"""

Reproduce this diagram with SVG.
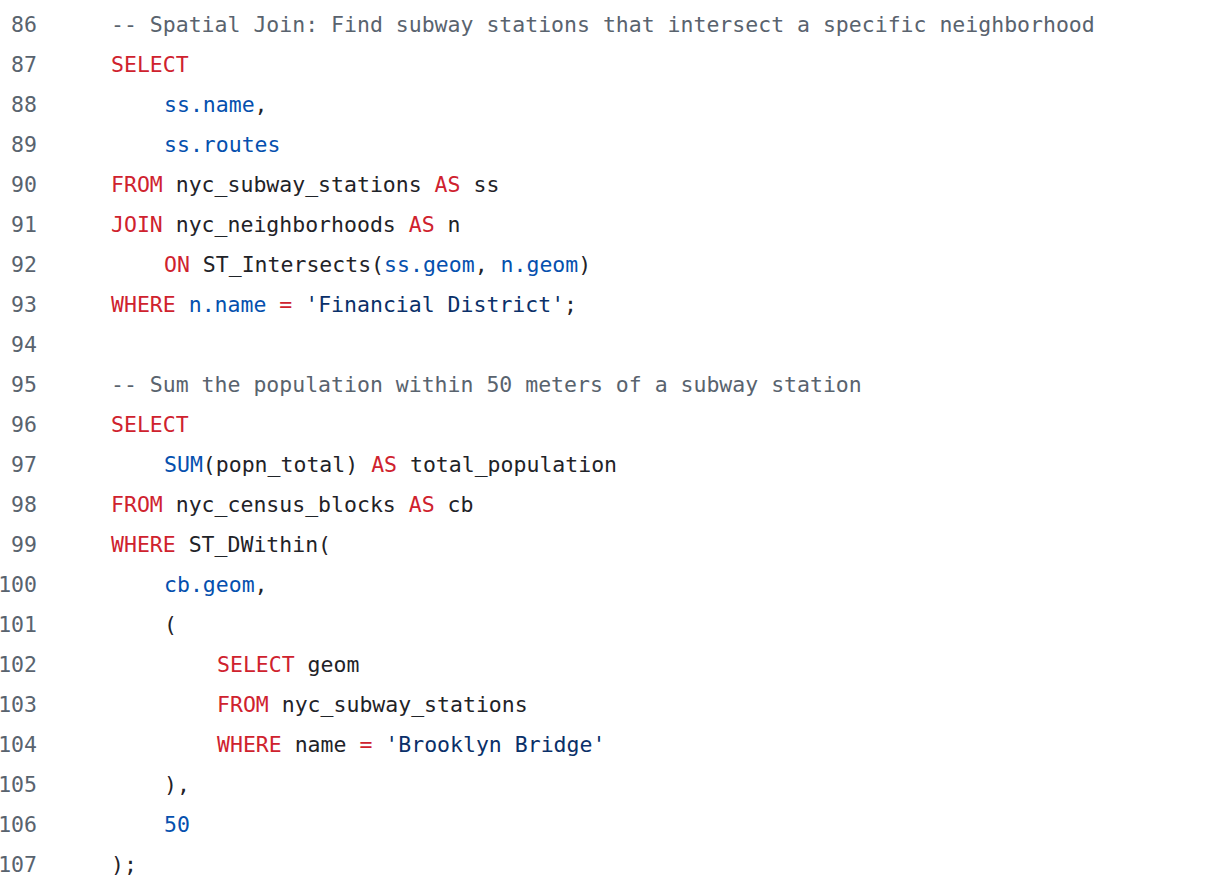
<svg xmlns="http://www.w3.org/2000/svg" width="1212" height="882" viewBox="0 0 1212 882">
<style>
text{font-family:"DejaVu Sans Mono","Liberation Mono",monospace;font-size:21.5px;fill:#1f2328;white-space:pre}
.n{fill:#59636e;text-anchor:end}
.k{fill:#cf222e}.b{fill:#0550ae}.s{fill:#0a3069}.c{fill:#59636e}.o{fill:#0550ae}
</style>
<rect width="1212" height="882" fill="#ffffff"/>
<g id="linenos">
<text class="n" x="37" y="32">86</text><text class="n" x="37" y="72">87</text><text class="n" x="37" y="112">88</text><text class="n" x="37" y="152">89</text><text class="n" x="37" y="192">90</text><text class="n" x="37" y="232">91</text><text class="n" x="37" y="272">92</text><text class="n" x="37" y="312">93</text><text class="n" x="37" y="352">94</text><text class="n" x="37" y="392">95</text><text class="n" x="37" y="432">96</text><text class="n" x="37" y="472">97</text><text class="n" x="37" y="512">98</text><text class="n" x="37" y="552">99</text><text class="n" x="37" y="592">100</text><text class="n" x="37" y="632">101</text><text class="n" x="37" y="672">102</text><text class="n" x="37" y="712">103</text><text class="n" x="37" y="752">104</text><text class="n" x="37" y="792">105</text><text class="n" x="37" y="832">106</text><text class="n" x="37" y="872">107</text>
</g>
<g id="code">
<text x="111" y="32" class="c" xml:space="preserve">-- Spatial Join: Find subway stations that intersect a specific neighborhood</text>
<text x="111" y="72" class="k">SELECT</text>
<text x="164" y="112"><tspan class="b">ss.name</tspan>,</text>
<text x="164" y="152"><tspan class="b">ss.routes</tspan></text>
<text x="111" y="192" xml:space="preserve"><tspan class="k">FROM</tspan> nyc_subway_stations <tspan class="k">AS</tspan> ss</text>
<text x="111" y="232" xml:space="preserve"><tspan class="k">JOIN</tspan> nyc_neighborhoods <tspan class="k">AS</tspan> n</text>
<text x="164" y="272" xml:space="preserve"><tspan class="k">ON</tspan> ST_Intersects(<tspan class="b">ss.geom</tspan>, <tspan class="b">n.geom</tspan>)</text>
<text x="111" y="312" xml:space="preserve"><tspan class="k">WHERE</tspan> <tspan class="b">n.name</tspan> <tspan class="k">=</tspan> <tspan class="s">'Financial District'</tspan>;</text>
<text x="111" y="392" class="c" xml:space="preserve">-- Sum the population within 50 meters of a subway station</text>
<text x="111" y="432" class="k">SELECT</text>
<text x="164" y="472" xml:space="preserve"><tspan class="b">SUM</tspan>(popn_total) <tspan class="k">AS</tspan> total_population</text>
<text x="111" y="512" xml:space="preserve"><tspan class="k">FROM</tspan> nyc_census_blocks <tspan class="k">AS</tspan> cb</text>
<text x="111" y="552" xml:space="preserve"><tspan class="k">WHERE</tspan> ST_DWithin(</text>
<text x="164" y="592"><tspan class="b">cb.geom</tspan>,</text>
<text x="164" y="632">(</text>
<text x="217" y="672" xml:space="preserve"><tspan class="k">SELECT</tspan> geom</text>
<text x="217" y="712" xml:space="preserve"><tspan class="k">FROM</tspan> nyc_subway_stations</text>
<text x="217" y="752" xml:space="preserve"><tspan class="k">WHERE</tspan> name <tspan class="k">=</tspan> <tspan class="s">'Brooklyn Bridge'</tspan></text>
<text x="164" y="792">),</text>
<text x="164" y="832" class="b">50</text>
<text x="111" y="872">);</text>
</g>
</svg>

"""

WORK TO DO -
Repeat the material above verbatim, with no pictures in the output.

THE REPLY -
Reproduce this diagram with SVG.
<svg xmlns="http://www.w3.org/2000/svg" width="1212" height="882" viewBox="0 0 1212 882">
<style>
text{font-family:"DejaVu Sans Mono","Liberation Mono",monospace;font-size:21.5px;fill:#1f2328;white-space:pre}
.n{fill:#59636e;text-anchor:end}
.k{fill:#cf222e}.b{fill:#0550ae}.s{fill:#0a3069}.c{fill:#59636e}.o{fill:#0550ae}
</style>
<rect width="1212" height="882" fill="#ffffff"/>
<g id="linenos">
<text class="n" x="37" y="32">86</text><text class="n" x="37" y="72">87</text><text class="n" x="37" y="112">88</text><text class="n" x="37" y="152">89</text><text class="n" x="37" y="192">90</text><text class="n" x="37" y="232">91</text><text class="n" x="37" y="272">92</text><text class="n" x="37" y="312">93</text><text class="n" x="37" y="352">94</text><text class="n" x="37" y="392">95</text><text class="n" x="37" y="432">96</text><text class="n" x="37" y="472">97</text><text class="n" x="37" y="512">98</text><text class="n" x="37" y="552">99</text><text class="n" x="37" y="592">100</text><text class="n" x="37" y="632">101</text><text class="n" x="37" y="672">102</text><text class="n" x="37" y="712">103</text><text class="n" x="37" y="752">104</text><text class="n" x="37" y="792">105</text><text class="n" x="37" y="832">106</text><text class="n" x="37" y="872">107</text>
</g>
<g id="code">
<text x="111" y="32" class="c" xml:space="preserve">-- Spatial Join: Find subway stations that intersect a specific neighborhood</text>
<text x="111" y="72" class="k">SELECT</text>
<text x="164" y="112"><tspan class="b">ss.name</tspan>,</text>
<text x="164" y="152"><tspan class="b">ss.routes</tspan></text>
<text x="111" y="192" xml:space="preserve"><tspan class="k">FROM</tspan> nyc_subway_stations <tspan class="k">AS</tspan> ss</text>
<text x="111" y="232" xml:space="preserve"><tspan class="k">JOIN</tspan> nyc_neighborhoods <tspan class="k">AS</tspan> n</text>
<text x="164" y="272" xml:space="preserve"><tspan class="k">ON</tspan> ST_Intersects(<tspan class="b">ss.geom</tspan>, <tspan class="b">n.geom</tspan>)</text>
<text x="111" y="312" xml:space="preserve"><tspan class="k">WHERE</tspan> <tspan class="b">n.name</tspan> <tspan class="k">=</tspan> <tspan class="s">'Financial District'</tspan>;</text>
<text x="111" y="392" class="c" xml:space="preserve">-- Sum the population within 50 meters of a subway station</text>
<text x="111" y="432" class="k">SELECT</text>
<text x="164" y="472" xml:space="preserve"><tspan class="b">SUM</tspan>(popn_total) <tspan class="k">AS</tspan> total_population</text>
<text x="111" y="512" xml:space="preserve"><tspan class="k">FROM</tspan> nyc_census_blocks <tspan class="k">AS</tspan> cb</text>
<text x="111" y="552" xml:space="preserve"><tspan class="k">WHERE</tspan> ST_DWithin(</text>
<text x="164" y="592"><tspan class="b">cb.geom</tspan>,</text>
<text x="164" y="632">(</text>
<text x="217" y="672" xml:space="preserve"><tspan class="k">SELECT</tspan> geom</text>
<text x="217" y="712" xml:space="preserve"><tspan class="k">FROM</tspan> nyc_subway_stations</text>
<text x="217" y="752" xml:space="preserve"><tspan class="k">WHERE</tspan> name <tspan class="k">=</tspan> <tspan class="s">'Brooklyn Bridge'</tspan></text>
<text x="164" y="792">),</text>
<text x="164" y="832" class="b">50</text>
<text x="111" y="872">);</text>
</g>
</svg>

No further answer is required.